I began to doubt myself and the choice I had made.

While I was in the midst of my own doubts and fears, strangely enough, I continued to enrich my human abilities by performing the role of a mother and a wife; I also tried to immerse into the new cultural discoveries in Australia; honing my skills at work by expressing my intent to learn more and furthering my knowledge; my cooking experiments were quite a normal sight in the kitchen (LOL!); and furnishing the tiny home we moved into in the beginning of the year kept me preoccupied as well.   I intend to soothe my racing mind; keep it somehow calm and collected by reviving my blogs therefore blogging to my heart’s content once more. I am aware I have done so less for my blogs, I am not here to justify nor attempt to give any lame excuses. For this bit, pardon my indolence.

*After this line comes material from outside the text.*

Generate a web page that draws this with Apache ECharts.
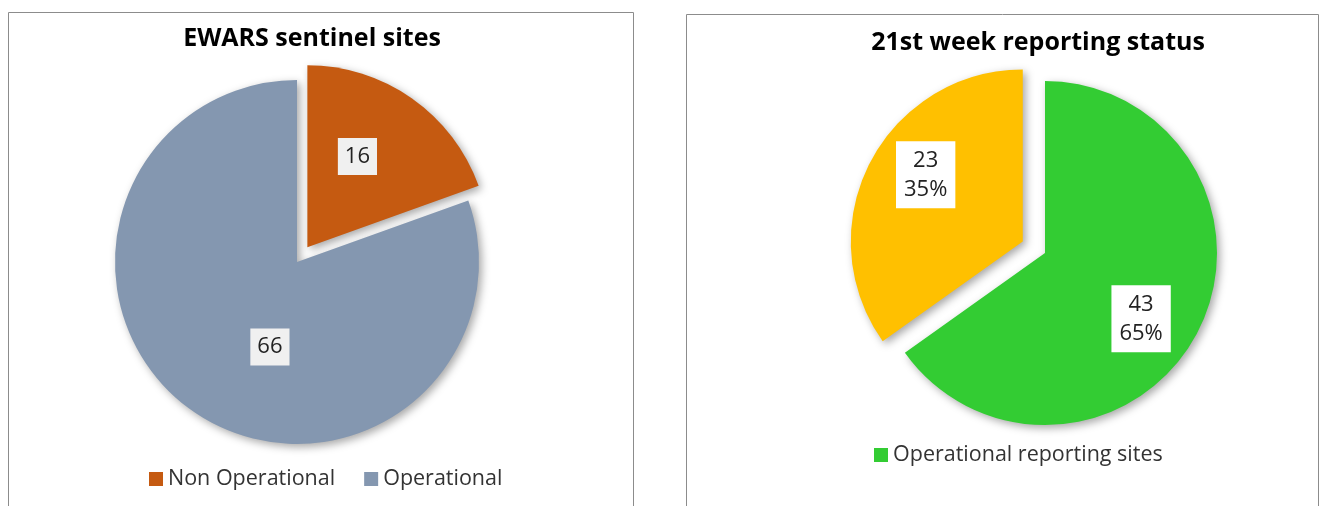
<!DOCTYPE html>
<html>
<head>
<meta charset="utf-8">
<script src="https://cdn.jsdelivr.net/npm/echarts@6/dist/echarts.min.js"></script>
<style>
    html, body {margin: 0; padding: 0; background: #fff;}
    #main {width: 1327px; height: 506px;}
</style>
</head>
<body>
<div id="main"></div>
<script>
    // EWARS sentinel sites
    var siteNames = ['Non Operational', 'Operational'];
    var siteValues = [16, 66];
    // 21st week reporting status
    var reportNames = ['Operational reporting sites', 'Non reporting sites'];
    var reportValues = [43, 23];
    var reportLegend = ['Operational reporting sites'];

    var FONT = '"Open Sans", "Noto Sans", sans-serif';
    var siteColors = ['#C55A11', '#8497B0'];
    var reportColors = ['#33CC33', '#FFC000'];
    // label nudges from the default 'inside' spot
    var siteLabelOffsets = [[-4, -14], [27, 8]];
    var reportLabelOffsets = [[17, 25], [-18, -26]];

    function buildData(names, values, colors, offsets, selectedIndex) {
        var list = [];
        for (var i = 0; i < names.length; i++) {
            list.push({
                name: names[i],
                value: values[i],
                selected: i === selectedIndex,
                itemStyle: {color: colors[i]},
                label: {offset: offsets[i]},
                select: {label: {offset: offsets[i]}}
            });
        }
        return list;
    }

    var sliceShadow = {
        borderWidth: 0,
        shadowBlur: 8,
        shadowOffsetX: 3,
        shadowOffsetY: 3,
        shadowColor: 'rgba(0,0,0,0.35)'
    };

    var myChart = echarts.init(document.getElementById('main'), null, {renderer: 'canvas'});
    var option = {
        animation: false,
        graphic: [
            {type: 'rect', shape: {x: 8.5, y: 12.5, width: 625, height: 520}, style: {fill: 'none', stroke: '#8c8c8c', lineWidth: 1}, silent: true},
            {type: 'rect', shape: {x: 686.5, y: 14.5, width: 632, height: 520}, style: {fill: 'none', stroke: '#8c8c8c', lineWidth: 1}, silent: true}
        ],
        title: [
            {
                text: 'EWARS sentinel sites',
                left: 307, top: 21, textAlign: 'center',
                textStyle: {fontFamily: FONT, fontSize: 25, fontWeight: 'bold', color: '#000'}
            },
            {
                text: '21st week reporting status',
                left: 1033, top: 25, textAlign: 'center',
                textStyle: {fontFamily: FONT, fontSize: 25, fontWeight: 'bold', color: '#000'}
            }
        ],
        legend: [
            {
                data: siteNames,
                left: 144, top: 463,
                itemWidth: 14, itemHeight: 14, itemGap: 29,
                icon: 'rect',
                selectedMode: false,
                textStyle: {fontFamily: FONT, fontSize: 21.5, color: '#333'}
            },
            {
                data: reportLegend,
                left: 869, top: 439,
                itemWidth: 14, itemHeight: 14,
                icon: 'rect',
                selectedMode: false,
                textStyle: {fontFamily: FONT, fontSize: 21.5, color: '#333'}
            }
        ],
        series: [
            {
                name: 'EWARS sentinel sites',
                type: 'pie',
                center: [297, 262],
                radius: [0, 182],
                startAngle: 90,
                clockwise: true,
                selectedMode: 'single',
                selectedOffset: 18,
                emphasis: {disabled: true},
                silent: true,
                itemStyle: sliceShadow,
                labelLine: {show: false},
                label: {
                    show: true,
                    position: 'inside',
                    formatter: '{c}',
                    fontFamily: FONT,
                    fontSize: 22,
                    color: '#222',
                    backgroundColor: '#F0F0F0',
                    padding: [9, 7, 6, 7]
                },
                data: buildData(siteNames, siteValues, siteColors, siteLabelOffsets, 0)
            },
            {
                name: '21st week reporting status',
                type: 'pie',
                center: [1045, 253],
                radius: [0, 172],
                startAngle: 90,
                clockwise: true,
                selectedMode: 'single',
                selectedOffset: 25,
                emphasis: {disabled: true},
                silent: true,
                itemStyle: sliceShadow,
                labelLine: {show: false},
                label: {
                    show: true,
                    position: 'inside',
                    formatter: function (p) {
                        return p.value + '\n' + Math.round(p.percent) + '%';
                    },
                    fontFamily: FONT,
                    fontSize: 22,
                    lineHeight: 29,
                    color: '#222',
                    backgroundColor: '#fff',
                    padding: [5, 8, 4, 8]
                },
                data: buildData(reportNames, reportValues, reportColors, reportLabelOffsets, 1)
            }
        ]
    };
    myChart.setOption(option);
</script>
</body>
</html>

Despite the negativities and the initial difficulties, I have reached this far and I am not backing down. It was worth every chaotic moment.

In saying that, I am taking the leap of faith on myself right here and now! I am going to conquer my fears, nurture the things that I love doing, and make it flourish. I am reopening my heart to new possibilities, pushing away the unfounded doubts and apprehensions. I am hopeful that I can find more love and laughter in whatever endeavour I wish to undertake.

In our pursuit for success and happiness, the big stumbling block in most cases is ourselves. Indeed, life is too short and far too precious to be too wrapped up in our own fears, thereby robbing us of the joys that we truly deserve!